> TASK PROMPT
Write out again exactly the lines from the one containing "Write a web" through the one containing "1491, 1579, 1722];", both included, and omit the pictures.

> MATERIAL SHOWN
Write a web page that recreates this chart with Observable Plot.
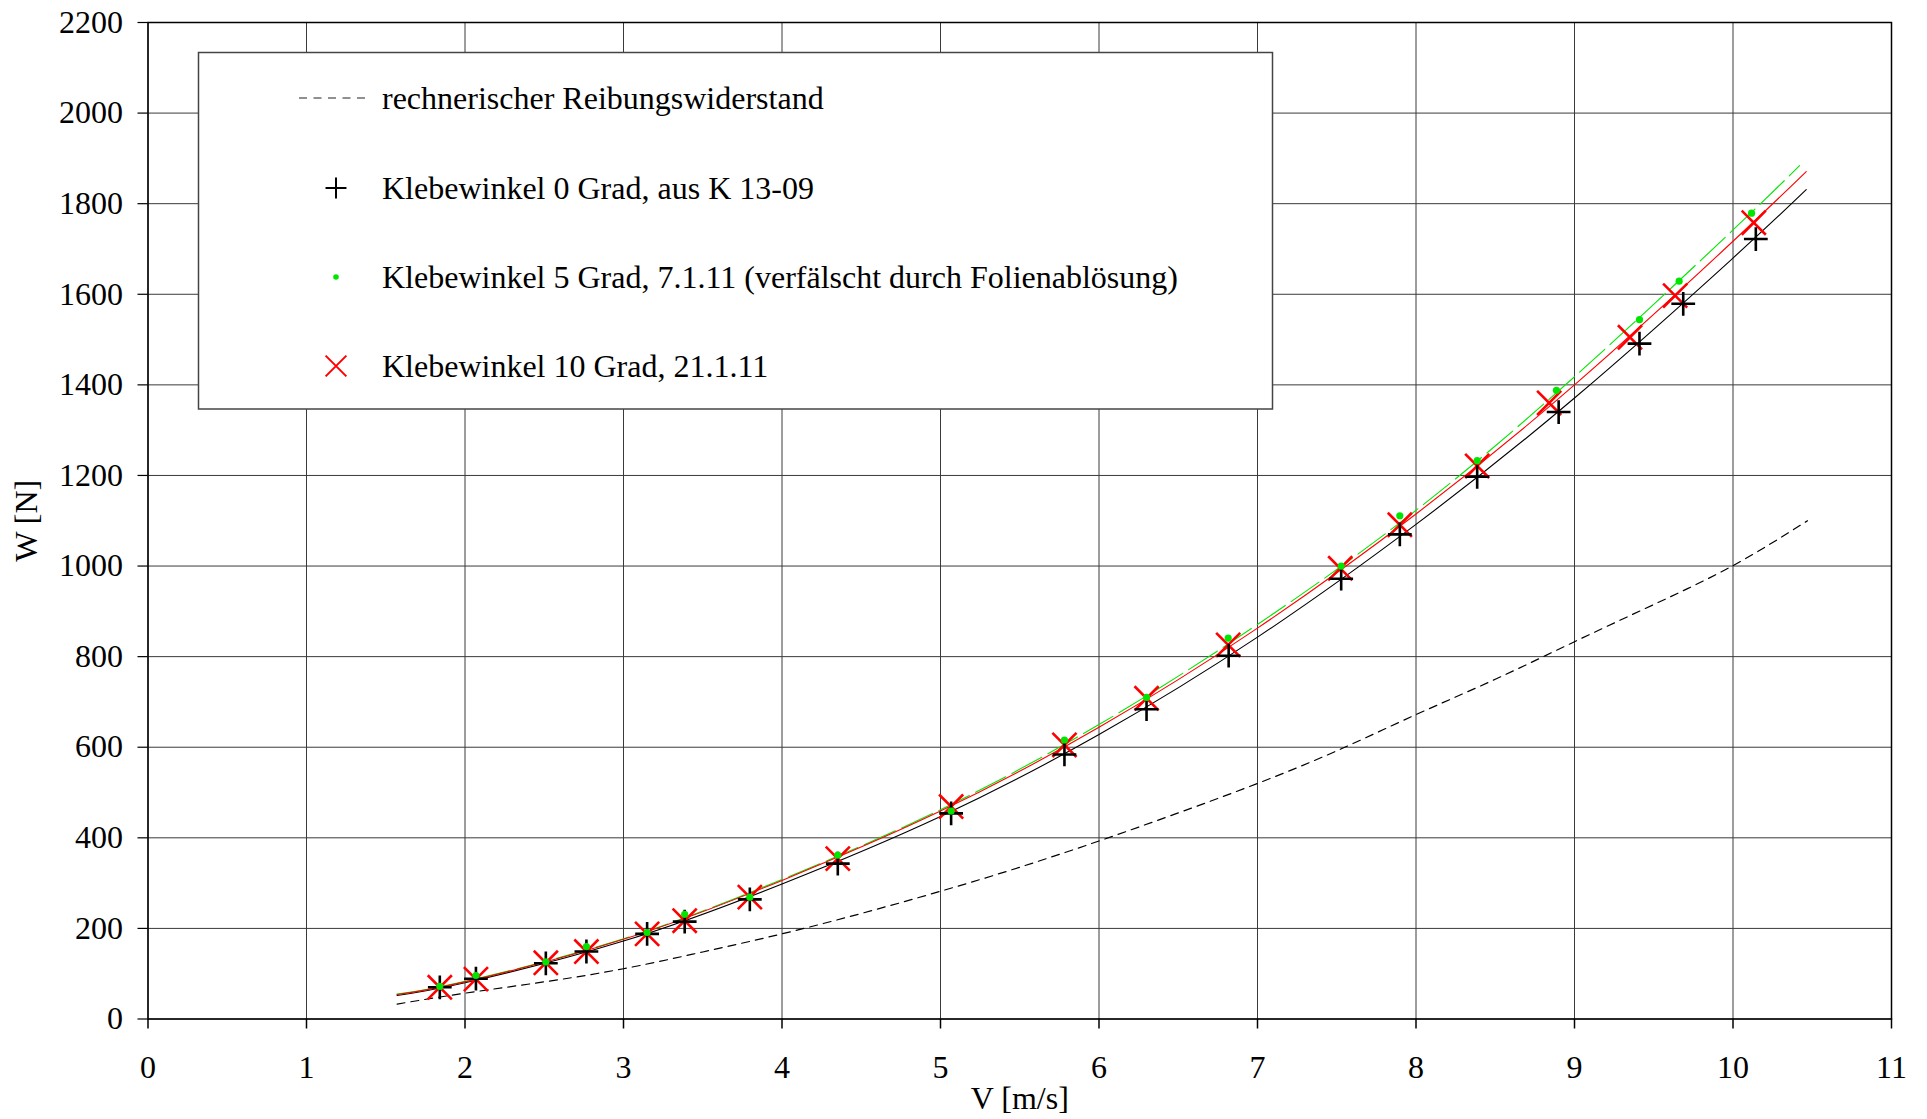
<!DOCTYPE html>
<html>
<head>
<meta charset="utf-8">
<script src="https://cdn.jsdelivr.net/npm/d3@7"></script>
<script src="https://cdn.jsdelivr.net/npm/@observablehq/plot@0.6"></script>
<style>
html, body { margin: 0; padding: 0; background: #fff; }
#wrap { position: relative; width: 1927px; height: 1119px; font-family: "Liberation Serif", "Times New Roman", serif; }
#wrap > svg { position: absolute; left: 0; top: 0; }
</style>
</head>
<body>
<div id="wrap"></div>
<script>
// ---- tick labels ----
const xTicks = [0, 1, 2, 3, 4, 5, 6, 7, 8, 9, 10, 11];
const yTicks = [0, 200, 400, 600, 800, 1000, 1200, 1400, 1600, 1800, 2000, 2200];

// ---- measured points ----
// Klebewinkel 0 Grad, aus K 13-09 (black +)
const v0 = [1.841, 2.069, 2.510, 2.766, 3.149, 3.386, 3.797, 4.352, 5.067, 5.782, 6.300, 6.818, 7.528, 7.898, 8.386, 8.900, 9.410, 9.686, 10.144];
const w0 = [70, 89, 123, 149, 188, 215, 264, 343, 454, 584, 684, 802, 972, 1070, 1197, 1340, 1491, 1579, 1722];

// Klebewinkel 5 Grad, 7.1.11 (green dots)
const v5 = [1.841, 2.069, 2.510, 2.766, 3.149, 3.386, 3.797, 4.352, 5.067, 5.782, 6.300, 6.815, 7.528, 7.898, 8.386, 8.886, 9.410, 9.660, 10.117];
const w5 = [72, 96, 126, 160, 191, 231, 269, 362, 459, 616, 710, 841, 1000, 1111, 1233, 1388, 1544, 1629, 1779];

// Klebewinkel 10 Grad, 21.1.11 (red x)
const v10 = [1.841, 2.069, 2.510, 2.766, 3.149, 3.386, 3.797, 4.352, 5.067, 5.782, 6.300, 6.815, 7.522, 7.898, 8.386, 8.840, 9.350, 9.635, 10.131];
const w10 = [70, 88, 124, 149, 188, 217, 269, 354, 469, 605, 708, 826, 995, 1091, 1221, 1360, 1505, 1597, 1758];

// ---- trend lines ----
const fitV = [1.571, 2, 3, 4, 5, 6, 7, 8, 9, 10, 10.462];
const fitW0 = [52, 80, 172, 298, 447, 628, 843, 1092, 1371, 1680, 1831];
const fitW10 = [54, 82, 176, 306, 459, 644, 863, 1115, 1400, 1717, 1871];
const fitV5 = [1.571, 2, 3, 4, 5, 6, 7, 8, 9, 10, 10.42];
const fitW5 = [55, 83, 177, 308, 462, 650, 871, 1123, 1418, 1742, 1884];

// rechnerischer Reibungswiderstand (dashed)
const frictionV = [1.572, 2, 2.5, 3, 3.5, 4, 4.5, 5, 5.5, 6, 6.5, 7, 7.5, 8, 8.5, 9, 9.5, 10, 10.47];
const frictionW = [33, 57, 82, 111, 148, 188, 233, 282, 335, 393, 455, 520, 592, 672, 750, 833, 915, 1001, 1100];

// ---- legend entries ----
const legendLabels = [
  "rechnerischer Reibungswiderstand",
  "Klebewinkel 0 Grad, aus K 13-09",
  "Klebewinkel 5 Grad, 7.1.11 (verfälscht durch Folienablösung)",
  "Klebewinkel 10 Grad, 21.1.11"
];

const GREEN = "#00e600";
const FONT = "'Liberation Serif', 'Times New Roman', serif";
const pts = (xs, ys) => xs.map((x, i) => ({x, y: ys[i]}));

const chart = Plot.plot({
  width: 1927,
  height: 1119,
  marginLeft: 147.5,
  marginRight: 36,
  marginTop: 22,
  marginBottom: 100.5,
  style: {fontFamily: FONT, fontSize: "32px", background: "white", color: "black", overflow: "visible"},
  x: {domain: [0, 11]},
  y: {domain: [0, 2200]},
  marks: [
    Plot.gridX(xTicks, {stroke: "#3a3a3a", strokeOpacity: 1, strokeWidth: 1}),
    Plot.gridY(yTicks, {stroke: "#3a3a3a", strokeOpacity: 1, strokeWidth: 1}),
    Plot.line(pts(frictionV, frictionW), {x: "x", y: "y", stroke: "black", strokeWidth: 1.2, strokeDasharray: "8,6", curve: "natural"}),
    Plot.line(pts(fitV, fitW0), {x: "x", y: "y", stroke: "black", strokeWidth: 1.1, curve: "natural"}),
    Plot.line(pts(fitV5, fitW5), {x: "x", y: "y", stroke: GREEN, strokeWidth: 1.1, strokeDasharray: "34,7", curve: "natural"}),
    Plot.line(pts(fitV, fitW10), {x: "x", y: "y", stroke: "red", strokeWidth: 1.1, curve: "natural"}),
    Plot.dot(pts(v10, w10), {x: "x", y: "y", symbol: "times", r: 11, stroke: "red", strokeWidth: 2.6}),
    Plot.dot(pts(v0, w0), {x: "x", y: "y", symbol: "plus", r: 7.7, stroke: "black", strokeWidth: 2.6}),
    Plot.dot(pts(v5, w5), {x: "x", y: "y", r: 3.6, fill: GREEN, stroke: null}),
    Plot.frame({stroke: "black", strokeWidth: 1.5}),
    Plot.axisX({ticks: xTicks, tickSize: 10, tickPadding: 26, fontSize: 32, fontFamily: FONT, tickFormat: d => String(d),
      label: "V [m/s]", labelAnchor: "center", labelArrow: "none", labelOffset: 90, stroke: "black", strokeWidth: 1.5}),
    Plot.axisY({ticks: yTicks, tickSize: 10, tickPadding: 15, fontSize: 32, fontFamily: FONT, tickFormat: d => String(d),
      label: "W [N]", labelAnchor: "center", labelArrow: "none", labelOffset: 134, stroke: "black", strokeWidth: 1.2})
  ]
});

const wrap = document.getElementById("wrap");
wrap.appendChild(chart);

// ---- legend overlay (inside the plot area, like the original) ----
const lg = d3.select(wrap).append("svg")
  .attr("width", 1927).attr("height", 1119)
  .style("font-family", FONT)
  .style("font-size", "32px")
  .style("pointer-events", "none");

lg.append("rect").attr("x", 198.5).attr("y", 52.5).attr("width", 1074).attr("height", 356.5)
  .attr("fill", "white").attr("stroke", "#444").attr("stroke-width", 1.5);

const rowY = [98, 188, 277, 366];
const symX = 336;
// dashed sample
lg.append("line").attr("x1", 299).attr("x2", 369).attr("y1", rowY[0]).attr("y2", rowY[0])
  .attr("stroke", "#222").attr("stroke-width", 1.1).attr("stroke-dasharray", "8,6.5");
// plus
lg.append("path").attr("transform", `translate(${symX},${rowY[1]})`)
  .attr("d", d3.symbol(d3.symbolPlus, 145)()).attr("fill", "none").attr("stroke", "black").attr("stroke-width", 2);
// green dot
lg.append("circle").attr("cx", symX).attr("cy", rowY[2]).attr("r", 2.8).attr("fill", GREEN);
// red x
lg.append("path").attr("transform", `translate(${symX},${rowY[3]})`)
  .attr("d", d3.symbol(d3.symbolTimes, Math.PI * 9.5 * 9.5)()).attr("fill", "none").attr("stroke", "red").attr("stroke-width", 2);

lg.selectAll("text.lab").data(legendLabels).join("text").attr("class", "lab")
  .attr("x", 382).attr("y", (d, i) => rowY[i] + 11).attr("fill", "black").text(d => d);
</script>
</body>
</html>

* * *

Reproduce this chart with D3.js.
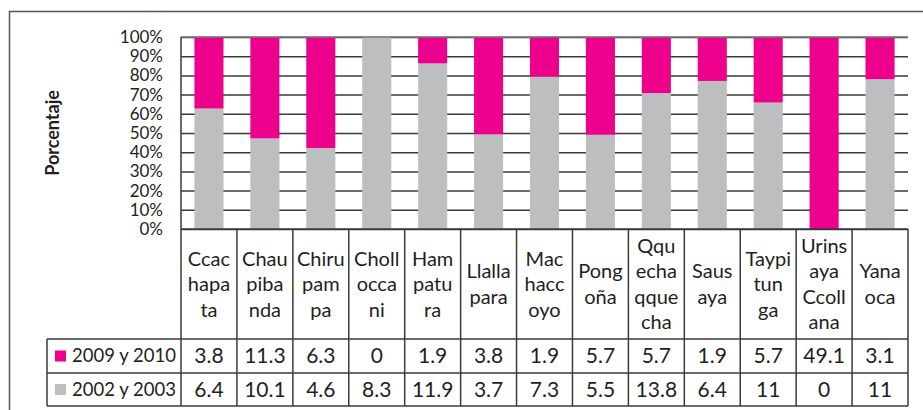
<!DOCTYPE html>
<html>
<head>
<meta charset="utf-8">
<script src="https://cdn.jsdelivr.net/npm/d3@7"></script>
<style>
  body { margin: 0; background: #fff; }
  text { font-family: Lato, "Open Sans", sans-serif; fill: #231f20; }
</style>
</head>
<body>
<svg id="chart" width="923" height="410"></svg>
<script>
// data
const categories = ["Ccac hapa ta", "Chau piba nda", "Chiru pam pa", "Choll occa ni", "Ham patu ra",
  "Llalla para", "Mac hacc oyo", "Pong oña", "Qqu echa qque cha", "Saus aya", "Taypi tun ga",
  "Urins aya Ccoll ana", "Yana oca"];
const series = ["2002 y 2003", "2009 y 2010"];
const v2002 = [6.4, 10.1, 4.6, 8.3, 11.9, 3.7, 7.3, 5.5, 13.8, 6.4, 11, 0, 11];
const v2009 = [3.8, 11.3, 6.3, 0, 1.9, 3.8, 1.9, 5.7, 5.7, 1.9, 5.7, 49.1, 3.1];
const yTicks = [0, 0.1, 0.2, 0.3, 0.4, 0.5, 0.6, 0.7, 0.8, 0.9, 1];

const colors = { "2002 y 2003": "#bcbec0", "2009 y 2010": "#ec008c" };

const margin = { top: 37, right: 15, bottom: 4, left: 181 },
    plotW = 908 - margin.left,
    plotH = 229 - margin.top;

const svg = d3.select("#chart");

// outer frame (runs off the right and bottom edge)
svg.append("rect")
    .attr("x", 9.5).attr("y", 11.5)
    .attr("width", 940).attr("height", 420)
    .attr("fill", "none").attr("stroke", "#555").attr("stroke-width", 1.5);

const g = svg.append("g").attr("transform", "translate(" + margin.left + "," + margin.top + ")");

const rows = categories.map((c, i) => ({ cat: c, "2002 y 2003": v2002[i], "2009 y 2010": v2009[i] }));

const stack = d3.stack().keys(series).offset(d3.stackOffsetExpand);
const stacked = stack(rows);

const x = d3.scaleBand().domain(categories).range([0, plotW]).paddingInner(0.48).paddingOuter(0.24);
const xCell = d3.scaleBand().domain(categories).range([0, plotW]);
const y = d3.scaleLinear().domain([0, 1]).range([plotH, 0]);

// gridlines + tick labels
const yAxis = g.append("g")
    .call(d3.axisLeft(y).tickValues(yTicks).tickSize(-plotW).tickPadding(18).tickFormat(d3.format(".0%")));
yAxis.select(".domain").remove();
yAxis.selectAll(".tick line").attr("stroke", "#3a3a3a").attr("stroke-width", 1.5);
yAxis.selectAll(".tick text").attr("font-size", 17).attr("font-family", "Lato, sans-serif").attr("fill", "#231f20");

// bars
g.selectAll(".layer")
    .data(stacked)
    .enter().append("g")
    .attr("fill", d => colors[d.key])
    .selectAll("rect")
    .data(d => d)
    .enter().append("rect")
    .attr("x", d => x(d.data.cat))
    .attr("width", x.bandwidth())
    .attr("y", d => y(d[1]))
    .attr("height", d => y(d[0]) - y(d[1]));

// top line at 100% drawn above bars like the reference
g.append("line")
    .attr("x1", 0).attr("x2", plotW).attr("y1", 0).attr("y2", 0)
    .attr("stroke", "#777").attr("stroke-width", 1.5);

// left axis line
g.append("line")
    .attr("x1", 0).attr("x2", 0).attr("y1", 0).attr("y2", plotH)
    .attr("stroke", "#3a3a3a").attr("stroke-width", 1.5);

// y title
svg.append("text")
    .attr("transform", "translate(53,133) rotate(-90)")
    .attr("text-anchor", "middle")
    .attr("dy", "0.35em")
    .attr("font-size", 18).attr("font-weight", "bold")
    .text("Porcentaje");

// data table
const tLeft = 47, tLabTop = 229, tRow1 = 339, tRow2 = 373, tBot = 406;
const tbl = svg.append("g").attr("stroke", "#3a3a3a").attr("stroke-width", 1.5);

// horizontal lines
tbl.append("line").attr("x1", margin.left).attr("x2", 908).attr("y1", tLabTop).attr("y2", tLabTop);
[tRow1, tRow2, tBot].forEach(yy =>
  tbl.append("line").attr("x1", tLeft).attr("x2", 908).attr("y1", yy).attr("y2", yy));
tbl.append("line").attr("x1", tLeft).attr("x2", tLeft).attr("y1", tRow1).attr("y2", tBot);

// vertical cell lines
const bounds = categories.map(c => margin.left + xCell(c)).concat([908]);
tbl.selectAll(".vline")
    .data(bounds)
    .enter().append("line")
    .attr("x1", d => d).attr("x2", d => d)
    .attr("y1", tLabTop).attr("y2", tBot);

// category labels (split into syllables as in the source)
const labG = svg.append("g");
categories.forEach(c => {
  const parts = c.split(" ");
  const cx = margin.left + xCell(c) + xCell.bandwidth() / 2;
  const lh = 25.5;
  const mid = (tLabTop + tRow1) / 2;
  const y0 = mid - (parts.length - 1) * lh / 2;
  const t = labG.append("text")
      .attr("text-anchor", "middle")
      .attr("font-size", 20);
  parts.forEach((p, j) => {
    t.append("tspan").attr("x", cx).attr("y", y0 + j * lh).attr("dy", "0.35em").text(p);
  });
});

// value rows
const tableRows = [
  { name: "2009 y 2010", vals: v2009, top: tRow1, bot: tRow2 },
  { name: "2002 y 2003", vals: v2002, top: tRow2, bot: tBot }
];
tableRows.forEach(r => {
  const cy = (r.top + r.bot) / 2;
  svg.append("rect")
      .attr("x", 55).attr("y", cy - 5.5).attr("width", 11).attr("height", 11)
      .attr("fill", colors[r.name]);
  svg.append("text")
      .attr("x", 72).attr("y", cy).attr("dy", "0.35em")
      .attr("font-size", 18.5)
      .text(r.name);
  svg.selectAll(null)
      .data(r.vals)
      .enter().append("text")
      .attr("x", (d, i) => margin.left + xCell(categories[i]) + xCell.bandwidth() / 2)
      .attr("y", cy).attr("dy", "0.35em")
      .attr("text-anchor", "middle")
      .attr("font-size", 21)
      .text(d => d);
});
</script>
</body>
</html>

* * *

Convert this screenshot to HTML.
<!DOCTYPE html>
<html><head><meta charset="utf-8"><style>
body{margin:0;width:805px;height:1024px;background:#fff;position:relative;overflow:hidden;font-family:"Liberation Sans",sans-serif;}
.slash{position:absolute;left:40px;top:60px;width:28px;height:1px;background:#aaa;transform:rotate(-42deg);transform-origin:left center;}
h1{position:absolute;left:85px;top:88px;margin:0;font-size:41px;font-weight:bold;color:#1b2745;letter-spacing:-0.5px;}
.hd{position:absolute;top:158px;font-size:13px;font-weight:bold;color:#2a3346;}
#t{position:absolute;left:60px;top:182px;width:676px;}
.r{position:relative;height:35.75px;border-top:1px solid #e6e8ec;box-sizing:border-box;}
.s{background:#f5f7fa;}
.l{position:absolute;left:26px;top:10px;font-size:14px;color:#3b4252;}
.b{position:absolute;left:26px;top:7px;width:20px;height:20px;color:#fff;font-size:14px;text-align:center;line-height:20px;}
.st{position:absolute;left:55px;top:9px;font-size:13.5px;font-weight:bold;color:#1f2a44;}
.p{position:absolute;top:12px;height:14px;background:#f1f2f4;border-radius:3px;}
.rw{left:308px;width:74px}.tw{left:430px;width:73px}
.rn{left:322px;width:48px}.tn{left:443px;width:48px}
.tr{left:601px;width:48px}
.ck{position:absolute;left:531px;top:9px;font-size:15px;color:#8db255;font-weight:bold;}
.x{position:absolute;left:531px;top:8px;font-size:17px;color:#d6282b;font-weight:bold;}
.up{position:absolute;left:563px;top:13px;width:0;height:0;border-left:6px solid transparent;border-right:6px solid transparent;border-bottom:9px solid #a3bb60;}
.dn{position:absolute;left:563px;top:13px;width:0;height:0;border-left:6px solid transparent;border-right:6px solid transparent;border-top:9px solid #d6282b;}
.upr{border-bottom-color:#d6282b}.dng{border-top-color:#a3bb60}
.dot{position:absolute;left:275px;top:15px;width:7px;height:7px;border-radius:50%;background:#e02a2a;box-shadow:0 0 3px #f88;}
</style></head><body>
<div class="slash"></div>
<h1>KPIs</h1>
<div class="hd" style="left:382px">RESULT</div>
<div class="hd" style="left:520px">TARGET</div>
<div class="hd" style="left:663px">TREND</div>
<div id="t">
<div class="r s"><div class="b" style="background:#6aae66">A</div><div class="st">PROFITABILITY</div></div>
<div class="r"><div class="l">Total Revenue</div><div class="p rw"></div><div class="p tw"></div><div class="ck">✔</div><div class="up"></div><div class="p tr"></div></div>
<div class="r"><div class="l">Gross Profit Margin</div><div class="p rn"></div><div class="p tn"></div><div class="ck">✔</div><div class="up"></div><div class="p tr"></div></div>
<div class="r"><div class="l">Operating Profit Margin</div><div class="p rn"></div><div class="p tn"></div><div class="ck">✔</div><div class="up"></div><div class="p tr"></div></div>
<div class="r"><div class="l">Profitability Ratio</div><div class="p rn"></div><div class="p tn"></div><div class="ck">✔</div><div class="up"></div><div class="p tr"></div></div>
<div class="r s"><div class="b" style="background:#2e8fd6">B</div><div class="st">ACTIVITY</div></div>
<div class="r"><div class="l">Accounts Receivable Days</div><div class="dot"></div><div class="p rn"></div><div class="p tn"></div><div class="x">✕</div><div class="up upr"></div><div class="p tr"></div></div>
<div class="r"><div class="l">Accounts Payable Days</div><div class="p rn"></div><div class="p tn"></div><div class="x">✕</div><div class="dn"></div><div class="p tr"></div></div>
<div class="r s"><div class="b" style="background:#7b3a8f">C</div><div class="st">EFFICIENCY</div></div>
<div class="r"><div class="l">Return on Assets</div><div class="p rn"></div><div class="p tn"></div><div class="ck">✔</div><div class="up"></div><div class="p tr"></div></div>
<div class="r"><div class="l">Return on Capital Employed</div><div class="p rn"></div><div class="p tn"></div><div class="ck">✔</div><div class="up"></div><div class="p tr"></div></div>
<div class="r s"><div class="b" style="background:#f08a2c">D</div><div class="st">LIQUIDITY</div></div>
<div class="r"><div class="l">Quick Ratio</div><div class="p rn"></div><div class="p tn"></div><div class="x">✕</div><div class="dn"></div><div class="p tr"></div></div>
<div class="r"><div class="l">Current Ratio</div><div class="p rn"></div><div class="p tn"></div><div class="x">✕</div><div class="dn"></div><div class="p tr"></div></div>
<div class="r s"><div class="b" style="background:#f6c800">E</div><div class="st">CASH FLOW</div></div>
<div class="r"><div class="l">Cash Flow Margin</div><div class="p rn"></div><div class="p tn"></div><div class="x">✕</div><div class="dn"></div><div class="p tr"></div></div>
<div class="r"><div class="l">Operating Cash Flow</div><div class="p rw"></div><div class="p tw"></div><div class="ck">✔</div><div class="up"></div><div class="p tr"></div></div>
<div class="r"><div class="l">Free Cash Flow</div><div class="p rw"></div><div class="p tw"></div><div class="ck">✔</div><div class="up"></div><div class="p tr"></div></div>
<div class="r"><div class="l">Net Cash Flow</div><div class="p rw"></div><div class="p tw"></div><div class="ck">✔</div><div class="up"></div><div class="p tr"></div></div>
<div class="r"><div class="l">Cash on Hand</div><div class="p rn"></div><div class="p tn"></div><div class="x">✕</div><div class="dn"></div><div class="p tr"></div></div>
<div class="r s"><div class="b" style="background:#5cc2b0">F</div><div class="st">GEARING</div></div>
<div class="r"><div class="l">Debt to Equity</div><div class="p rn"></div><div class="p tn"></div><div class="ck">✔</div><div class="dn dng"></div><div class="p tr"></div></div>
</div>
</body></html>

> TASK ANSWER
Write a web page that recreates this chart with Observable Plot.
<!DOCTYPE html>
<html>
<head>
<meta charset="utf-8">
<script src="https://cdn.jsdelivr.net/npm/d3@7"></script>
<script src="https://cdn.jsdelivr.net/npm/@observablehq/plot@0.6"></script>
<style>
html, body { margin: 0; padding: 0; background: #fff; }
#wrap { position: relative; width: 1927px; height: 1119px; font-family: "Liberation Serif", "Times New Roman", serif; }
#wrap > svg { position: absolute; left: 0; top: 0; }
</style>
</head>
<body>
<div id="wrap"></div>
<script>
// ---- tick labels ----
const xTicks = [0, 1, 2, 3, 4, 5, 6, 7, 8, 9, 10, 11];
const yTicks = [0, 200, 400, 600, 800, 1000, 1200, 1400, 1600, 1800, 2000, 2200];

// ---- measured points ----
// Klebewinkel 0 Grad, aus K 13-09 (black +)
const v0 = [1.841, 2.069, 2.510, 2.766, 3.149, 3.386, 3.797, 4.352, 5.067, 5.782, 6.300, 6.818, 7.528, 7.898, 8.386, 8.900, 9.410, 9.686, 10.144];
const w0 = [70, 89, 123, 149, 188, 215, 264, 343, 454, 584, 684, 802, 972, 1070, 1197, 1340, 1491, 1579, 1722];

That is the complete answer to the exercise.